On the one hand, the chairmen remain concerned that the economic recovery is still fragile and may be undermined by political uncertainty, including the outcome of the general election. On the other hand, they are prepared to give credit to the coalition for what has been achieved so far. They appreciate progress made but are concerned about the deficit and fearful that any knee-jerk policy initiatives by an incoming government might harm economic confidence, which could hurt retail sales.
Rob Templeman, chairman of RAC, said: “I believe that the Conservative-led government has done a good job in managing our economy. It has been realistic and pragmatic about the issues and it has taken a lot of the right actions to deal with those issues. Economic stability is absolutely key for a sustainable recovery. Consumers and business value stability. Uncertainty, unrealistic economic promises and anti-business rhetoric are a real threat for the future prospects of our economy.”
For Sir Stuart Rose, a key question for the incoming government to consider is, “Does the consumer think that the pound in their pocket is a spendable pound?” Ian Durant, chairman of Greggs, said: “I'm not looking for government to stimulate retail but rather provide a stable macroeconomic, regulatory, and taxation environment where people have confidence in policies the government is pursuing. High streets remain under pressure from changing shopping habits, especially continuing developments in digital and internet shopping.”

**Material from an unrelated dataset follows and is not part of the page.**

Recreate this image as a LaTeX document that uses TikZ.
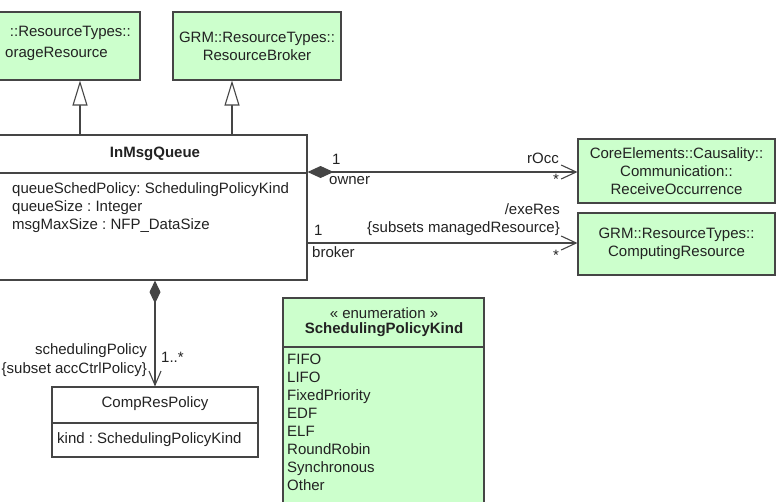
\documentclass[tikz,border=0pt]{standalone}
\usepackage{fontspec}
\setmainfont{Liberation Sans}
\usetikzlibrary{arrows.meta,calc}
\definecolor{boxgreen}{HTML}{CCFFCC}
\definecolor{linegray}{HTML}{454545}
\definecolor{txt}{HTML}{222222}
\frenchspacing
\begin{document}
\begin{tikzpicture}[x=1pt,y=-1pt,
  every node/.style={font=\fontsize{15}{18}\selectfont, text=txt, inner sep=0pt},
  greenbox/.style={draw=linegray, fill=boxgreen, line width=1.1pt, rectangle, align=center},
  whitebox/.style={draw=linegray, fill=white, line width=1.1pt, rectangle},
  conn/.style={draw=linegray, line width=1.1pt},
  gen/.style={conn, -{Triangle[open, length=25pt, width=15pt, fill=white]}},
  assoc/.style={conn, {Diamond[length=26pt, width=12pt]}-{Straight Barb[length=15pt, width=14pt, line width=1.1pt]}},
  plainassoc/.style={conn, -{Straight Barb[length=15pt, width=14pt, line width=1.1pt]}},
  vcomp/.style={conn, {Diamond[length=23pt, width=11pt]}-{Straight Barb[length=14pt, width=12pt, line width=1.1pt]}},
  boldtxt/.style={font=\fontsize{15}{18}\selectfont\bfseries}
]
\useasboundingbox (0,0) rectangle (776,501);
\clip (0,0) rectangle (776,501);

% coordinates for connector positions
\coordinate (g1) at (80,0);
\coordinate (g2) at (232,0);
\coordinate (a1) at (0,172);
\coordinate (a2) at (0,243);
\coordinate (v1) at (155,0);
\coordinate (s1) at (0,173);
\coordinate (s2) at (0,423);
\coordinate (s3) at (0,347);

% boxes
\node[greenbox, minimum width=180pt, minimum height=68pt] (sr) at (50,46) {};
\node[anchor=mid east] (srt1) at (131,34) {::ResourceTypes::};
\node[anchor=mid east] (srt2) at (108,55) {orageResource};
\node[greenbox, minimum width=168pt, minimum height=68pt] (rb) at (257,46) {GRM::ResourceTypes::\\ResourceBroker};
\node[whitebox, minimum width=322pt, minimum height=145pt] (imq) at (146,207.5) {};
\node[greenbox, minimum width=197pt, minimum height=64pt] (ro) at (676.5,171) {CoreElements::Causality::\\Communication::\\ReceiveOccurrence};
\node[greenbox, minimum width=197pt, minimum height=62pt] (cr) at (676.5,244) {GRM::ResourceTypes::\\ComputingResource};
\node[whitebox, minimum width=206pt, minimum height=70pt] (crp) at (155,422) {};
\node[greenbox, minimum width=201pt, minimum height=222pt] (spk) at (383.5,409) {};

% compartments
\draw[conn] (imq.west |- s1) -- (imq.east |- s1);
\draw[conn] (crp.west |- s2) -- (crp.east |- s2);
\draw[conn] (spk.west |- s3) -- (spk.east |- s3);

% InMsgQueue texts
\node[boldtxt] (imqt) at (155,154) {InMsgQueue};
\node[anchor=mid west] (at1) at (12,191) {queueSchedPolicy: SchedulingPolicyKind};
\node[anchor=mid west] (at2) at (12,209) {queueSize : Integer};
\node[anchor=mid west] (at3) at (12,227) {msgMaxSize : NFP\_DataSize};

% CompResPolicy texts
\node (crpt) at (155,404) {CompResPolicy};
\node[anchor=mid west] (crpa) at (57,441) {kind : SchedulingPolicyKind};

% enumeration texts
\node (spks) at (384,313) {« enumeration »};
\node[boldtxt] (spkt) at (384,330) {SchedulingPolicyKind};
\foreach \t [count=\i from 0] in {FIFO,LIFO,FixedPriority,EDF,ELF,RoundRobin,Synchronous,Other}{
  \node[anchor=mid west] (lit\i) at (287,{362+18*\i}) {\t};
}

% generalizations
\draw[gen] (imq.north -| g1) -- (sr.south -| g1);
\draw[gen] (imq.north -| g2) -- (rb.south -| g2);

% associations
\draw[assoc] (imq.east |- a1) -- (ro.west |- a1);
\draw[plainassoc] (imq.east |- a2) -- (cr.west |- a2);
\draw[vcomp] (imq.south -| v1) -- (crp.north -| v1);

% association labels
\node[anchor=mid west] (l1) at (332,162) {1};
\node[anchor=mid west] (l2) at (329,182) {owner};
\node[anchor=mid east] (l3) at (559,161) {rOcc};
\node (l4) at (556,179) {*};
\node[anchor=mid west] (l5) at (314,233) {1};
\node[anchor=mid west] (l6) at (312,255) {broker};
\node[anchor=mid east] (l7) at (560,212) {/exeRes};
\node[anchor=mid east] (l8) at (560,230) {\{subsets managedResource\}};
\node (l9) at (556,255) {*};
\node[anchor=mid east] (l10) at (147,352) {schedulingPolicy};
\node[anchor=mid east] (l11) at (147,371) {\{subset accCtrlPolicy\}};
\node[anchor=mid west] (l12) at (161,360) {1..*};
\end{tikzpicture}
\end{document}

There was some anxiety among the chairmen about the economic consequences if Britain were to shift decisively to the left in the May general election. Paul Wilkinson said: “If the Conservatives get back in, or a coalition with the Conservatives in it, then it’s business as usual. If they don’t, the whole thing is on a cliff edge.” John Barton, chairman of Next, said: “If Labour gets in, they will be on a learning curve.” Another chairman, speaking anonymously, said: “A Labour/SNP coalition could spook the financial markets. The current government is trying to address our economic difficulties, and its intentions are robust, but the situation is still very precarious.” Andy Higginson was concerned that a more left-wing government pumping more money into public services would be damaging. But he added: “History will show the Lib Dems to have been a good moderator on the Tories.”
Some chairmen have strongly partisan personal political preferences, but many also voiced a worry that uncertainty about the election outcome will be destabilising. Tony Campbell said: “Political uncertainty makes consumers and businesses more cautious and less prepared to invest.” Debbie Hewitt said: “A coalition is the most likely outcome. I think it may take longer to form a government, and uncertainty will likely lead to postponement of business decisionmaking.” One chairman cautioned: “I am concerned that we may be thrown into an extended coalition with smaller parties overplaying their hand.”
Most chairmen were unalarmed about the general idea of a new government forming through coalition. If that were to happen, 9% think it would have a positive impact on retail and 12% expect a negative or very negative impact. However, 64% said it would have a neutral effect. When the chairmen were asked about the impact on their own business, the results were similar.
It is not the general possibility of another coalition government that worries the chairmen, but the specifics. Clearly, if there is to be a coalition, the impact on retail companies will depend on its political composition and whether it can command a stable majority in parliament. Geoff Cooper, chairman of Dunelm and Card Factory, said: “The prospect of a suspended parliament is scary. In general, uncertainty is bad for business. People wouldn’t realise the implications until the first inward investor, for example, decided not to invest and indigenous suppliers announced job cuts as a result. We would then move from a gradual decline in consumer confidence to a sudden drop.”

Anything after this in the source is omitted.